The Beatmen were a Slovak rock band singing predominantly in English, that existed from 1964 to 1966. Although they released only 4 songs, they remain one of the most significant bands in the history of the Czechoslovak popular music. They were one of the first widely popular Big Beat bands in Czechoslovakia and they were one of the first bands from behind the iron curtain to play in the western Europe, in Munich. The band was the first bigger success for the singer and guitarist Dežo Ursiny, who later became a legend of the Czechoslovak music.
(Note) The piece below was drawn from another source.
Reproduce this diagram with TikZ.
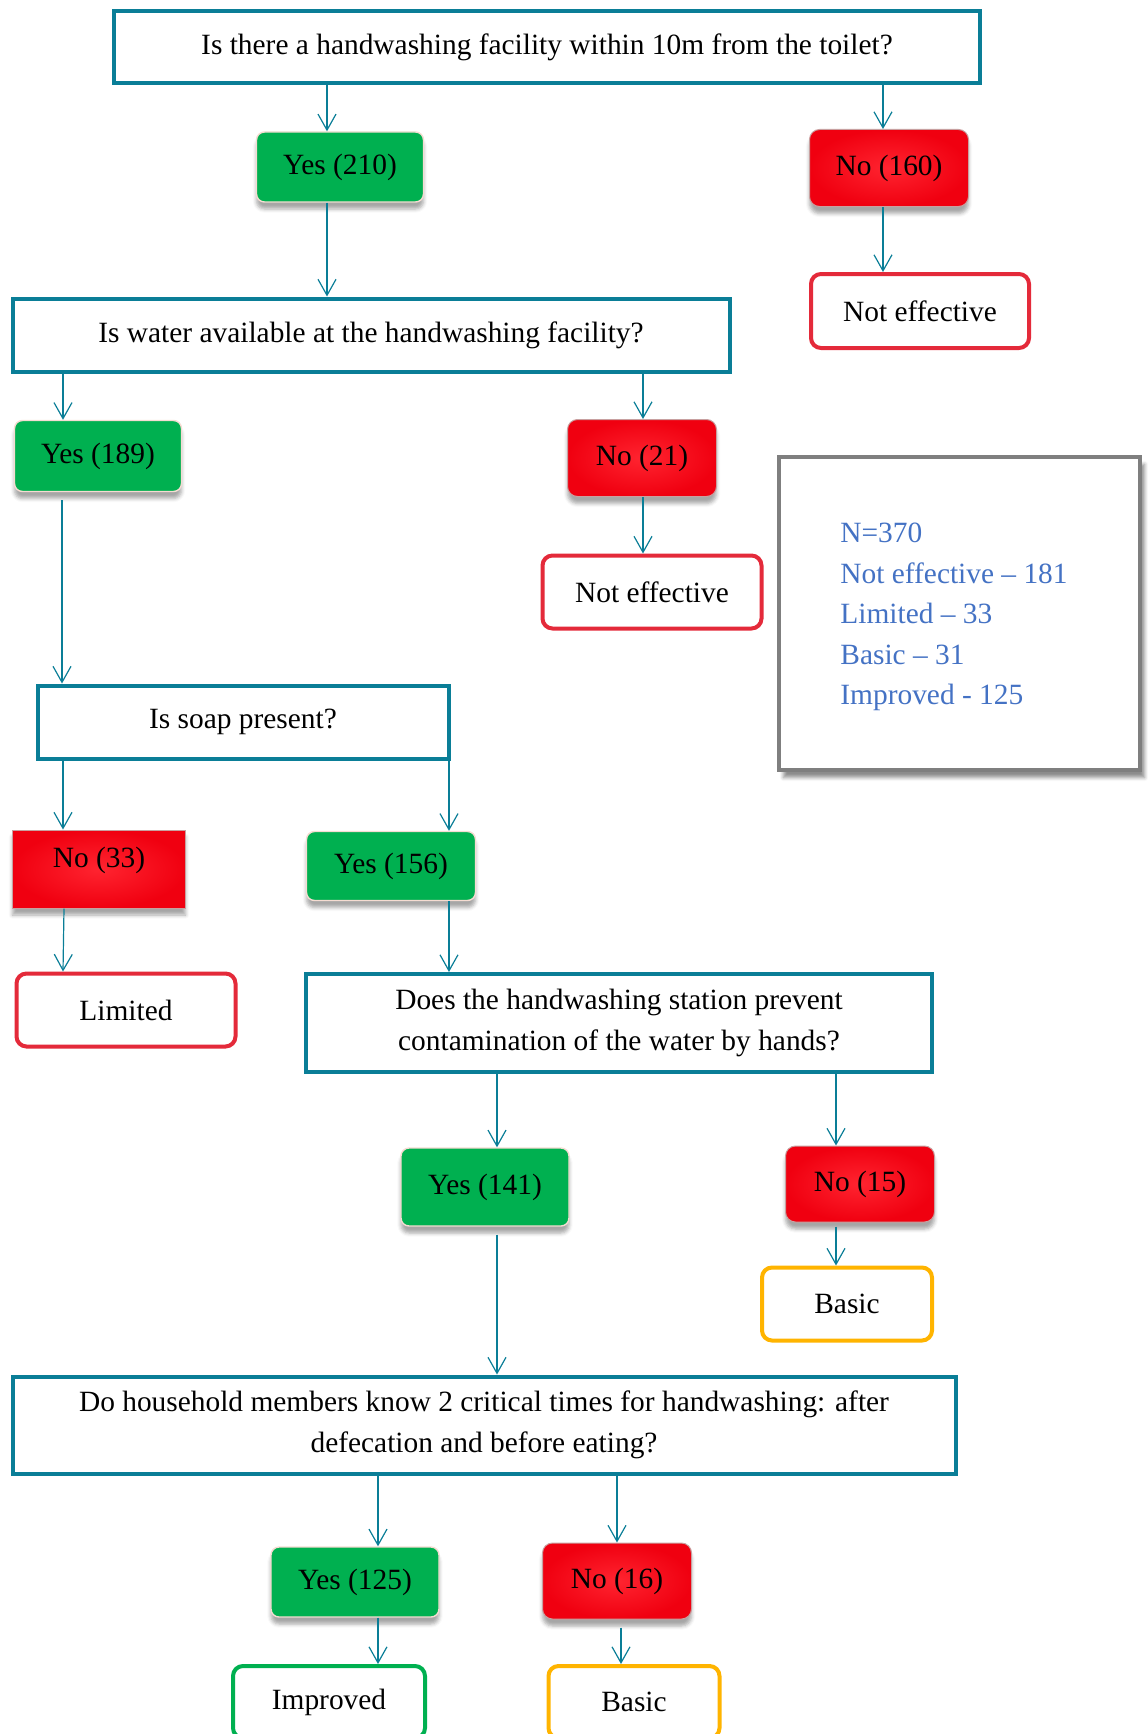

Music and sound of the Beatmen is mightily influenced especially by The Beatles, as is obvious from the listening. Their song Let's Make A Summer has been highly critically acclaimed and remains one of the best Czechoslovak pop songs ever written.

History
The origins of The Beatmen can be found in the early sixties' Bratislava bands Fontána and Jolana, where the future Beatmen were members. The Beatmen were founded at the end of 1964 by Peter Petro, Miroslav Bedrik and Marián Bednár. They took on lead guitarist Stano Herko, who left subsequently, due to his conservatory duties. His replacement was Dežo Ursiny. Throughout the 1965 they gained wide success. They released their two SPs. They played several successful shows in Prague, including that at Spejbl and Hurvínek Theatre. In May they played at Rokoko theatre, and later they performed at the premiere of the movie Nylonový mesiac (Nylon Moon). Little of this success could have been achieved without the effort of their manager Peter Tuchscher, who was an important person on the Bratislava rock scene those days, managing a number of bands and bringing many of them into spotlight. The Beatmen were his most successful band.

In spring 1966 they performed at Kunstmuseum in Munich, and as a support at the two Manfred Mann shows in Bratislava on October 7, 1965 and October 8, 1965. Manfred Mann were so amazed by them that they wanted to take them as their support for their UK tour, but the negotiations failed. It has been rumoured that The Beatmen were not allowed to go unless Olympic, by then the most successful Czechoslovak rock 'n' roll band from Prague, was to go too. It was not usual that a Slovak act overshadowed a big and stable Czech one and many people were not happy about this fact. This was going to happen several times in the future, e.g. when Slovak Miroslav Žbirka was voted the best male singer of the country instead of the by-then annual winner Karel Gott in 1982. Manfred Mann's management didn't agree on Olympic and so The Beatmen were not allowed to go.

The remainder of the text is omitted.